### Dataset extract
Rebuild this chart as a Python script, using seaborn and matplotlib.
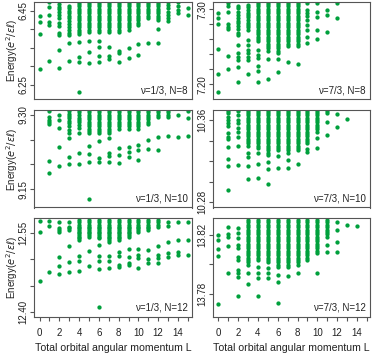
---
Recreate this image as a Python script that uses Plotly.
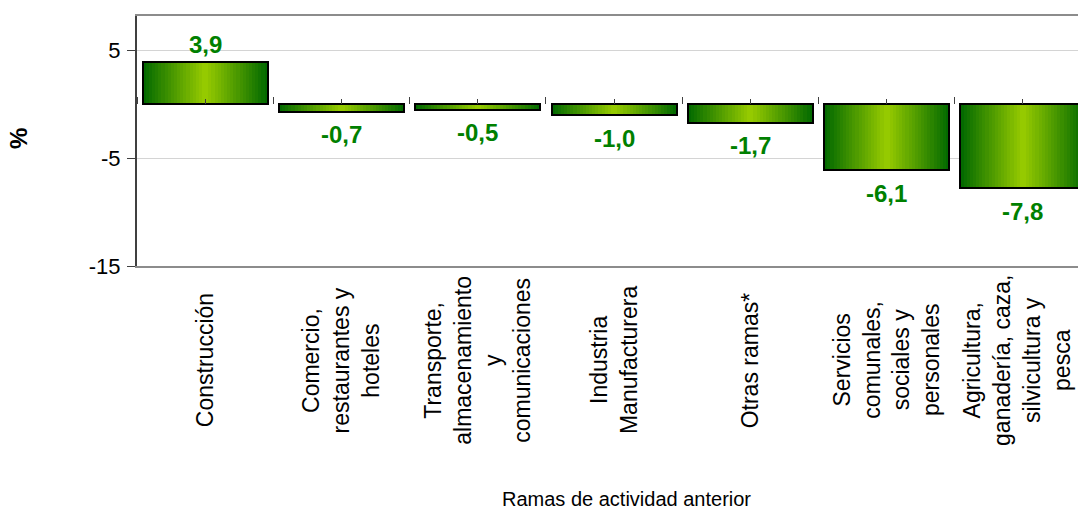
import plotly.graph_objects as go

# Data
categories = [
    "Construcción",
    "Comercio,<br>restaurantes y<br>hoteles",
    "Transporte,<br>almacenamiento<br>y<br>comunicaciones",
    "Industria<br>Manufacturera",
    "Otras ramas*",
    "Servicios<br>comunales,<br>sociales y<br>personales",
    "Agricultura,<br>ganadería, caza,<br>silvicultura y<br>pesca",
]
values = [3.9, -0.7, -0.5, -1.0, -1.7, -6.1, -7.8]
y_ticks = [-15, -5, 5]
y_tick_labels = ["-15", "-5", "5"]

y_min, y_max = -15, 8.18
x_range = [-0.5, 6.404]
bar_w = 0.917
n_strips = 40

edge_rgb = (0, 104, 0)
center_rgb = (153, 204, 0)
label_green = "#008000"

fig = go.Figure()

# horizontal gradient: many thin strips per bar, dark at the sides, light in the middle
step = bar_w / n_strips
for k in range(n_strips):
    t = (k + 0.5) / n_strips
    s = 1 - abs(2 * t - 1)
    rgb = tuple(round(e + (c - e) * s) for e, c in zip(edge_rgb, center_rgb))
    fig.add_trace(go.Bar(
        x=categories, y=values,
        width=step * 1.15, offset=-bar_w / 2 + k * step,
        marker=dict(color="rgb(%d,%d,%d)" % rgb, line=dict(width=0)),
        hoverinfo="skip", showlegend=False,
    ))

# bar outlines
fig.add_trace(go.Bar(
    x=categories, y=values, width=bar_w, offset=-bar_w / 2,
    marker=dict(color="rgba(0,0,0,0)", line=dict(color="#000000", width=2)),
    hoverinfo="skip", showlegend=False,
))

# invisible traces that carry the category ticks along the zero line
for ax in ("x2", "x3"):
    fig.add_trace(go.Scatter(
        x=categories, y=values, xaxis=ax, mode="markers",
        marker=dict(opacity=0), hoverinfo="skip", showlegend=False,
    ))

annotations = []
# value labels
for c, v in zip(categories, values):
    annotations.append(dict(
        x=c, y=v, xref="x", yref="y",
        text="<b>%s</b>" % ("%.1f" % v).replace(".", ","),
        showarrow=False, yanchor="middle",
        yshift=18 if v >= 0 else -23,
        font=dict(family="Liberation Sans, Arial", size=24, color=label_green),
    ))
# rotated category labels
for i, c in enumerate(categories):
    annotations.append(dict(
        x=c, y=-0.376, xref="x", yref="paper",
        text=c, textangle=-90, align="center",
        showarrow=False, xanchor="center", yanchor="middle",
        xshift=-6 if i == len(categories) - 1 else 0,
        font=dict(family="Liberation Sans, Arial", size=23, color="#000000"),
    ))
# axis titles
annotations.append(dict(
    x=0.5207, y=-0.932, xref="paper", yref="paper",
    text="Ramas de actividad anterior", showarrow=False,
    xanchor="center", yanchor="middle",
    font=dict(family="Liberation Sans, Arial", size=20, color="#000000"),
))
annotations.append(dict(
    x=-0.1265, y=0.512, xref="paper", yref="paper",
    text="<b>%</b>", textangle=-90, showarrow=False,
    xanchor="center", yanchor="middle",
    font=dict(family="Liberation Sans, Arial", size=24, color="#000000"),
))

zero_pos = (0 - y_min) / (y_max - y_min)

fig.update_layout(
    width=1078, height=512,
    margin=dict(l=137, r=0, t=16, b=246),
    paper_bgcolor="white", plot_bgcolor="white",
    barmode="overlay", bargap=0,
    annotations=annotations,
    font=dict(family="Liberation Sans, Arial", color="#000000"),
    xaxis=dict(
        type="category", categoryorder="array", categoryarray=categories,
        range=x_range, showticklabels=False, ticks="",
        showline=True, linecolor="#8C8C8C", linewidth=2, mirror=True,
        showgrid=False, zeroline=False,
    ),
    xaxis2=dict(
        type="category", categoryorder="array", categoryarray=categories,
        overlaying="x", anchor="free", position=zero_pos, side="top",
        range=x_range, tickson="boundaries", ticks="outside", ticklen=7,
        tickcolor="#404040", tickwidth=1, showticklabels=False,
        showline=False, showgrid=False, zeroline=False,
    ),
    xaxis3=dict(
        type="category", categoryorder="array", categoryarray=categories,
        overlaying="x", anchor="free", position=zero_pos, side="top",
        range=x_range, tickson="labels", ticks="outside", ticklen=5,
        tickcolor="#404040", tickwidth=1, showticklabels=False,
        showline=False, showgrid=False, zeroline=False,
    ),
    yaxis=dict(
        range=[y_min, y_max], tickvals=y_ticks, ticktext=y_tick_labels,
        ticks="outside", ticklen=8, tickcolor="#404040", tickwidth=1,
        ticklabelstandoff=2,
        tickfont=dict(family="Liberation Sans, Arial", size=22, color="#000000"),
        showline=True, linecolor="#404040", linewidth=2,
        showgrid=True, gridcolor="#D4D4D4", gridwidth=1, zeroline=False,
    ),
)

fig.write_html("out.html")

### Work to complete
Up in the listing, locate the line with "Recreate this image"; print it and every line after it down to the line with "fig = go.Figure()", which is included too. Skip the pictures.

### Worked answer
Recreate this image as a Python script that uses Plotly.
import plotly.graph_objects as go

# Data
categories = [
    "Construcción",
    "Comercio,<br>restaurantes y<br>hoteles",
    "Transporte,<br>almacenamiento<br>y<br>comunicaciones",
    "Industria<br>Manufacturera",
    "Otras ramas*",
    "Servicios<br>comunales,<br>sociales y<br>personales",
    "Agricultura,<br>ganadería, caza,<br>silvicultura y<br>pesca",
]
values = [3.9, -0.7, -0.5, -1.0, -1.7, -6.1, -7.8]
y_ticks = [-15, -5, 5]
y_tick_labels = ["-15", "-5", "5"]

y_min, y_max = -15, 8.18
x_range = [-0.5, 6.404]
bar_w = 0.917
n_strips = 40

edge_rgb = (0, 104, 0)
center_rgb = (153, 204, 0)
label_green = "#008000"

fig = go.Figure()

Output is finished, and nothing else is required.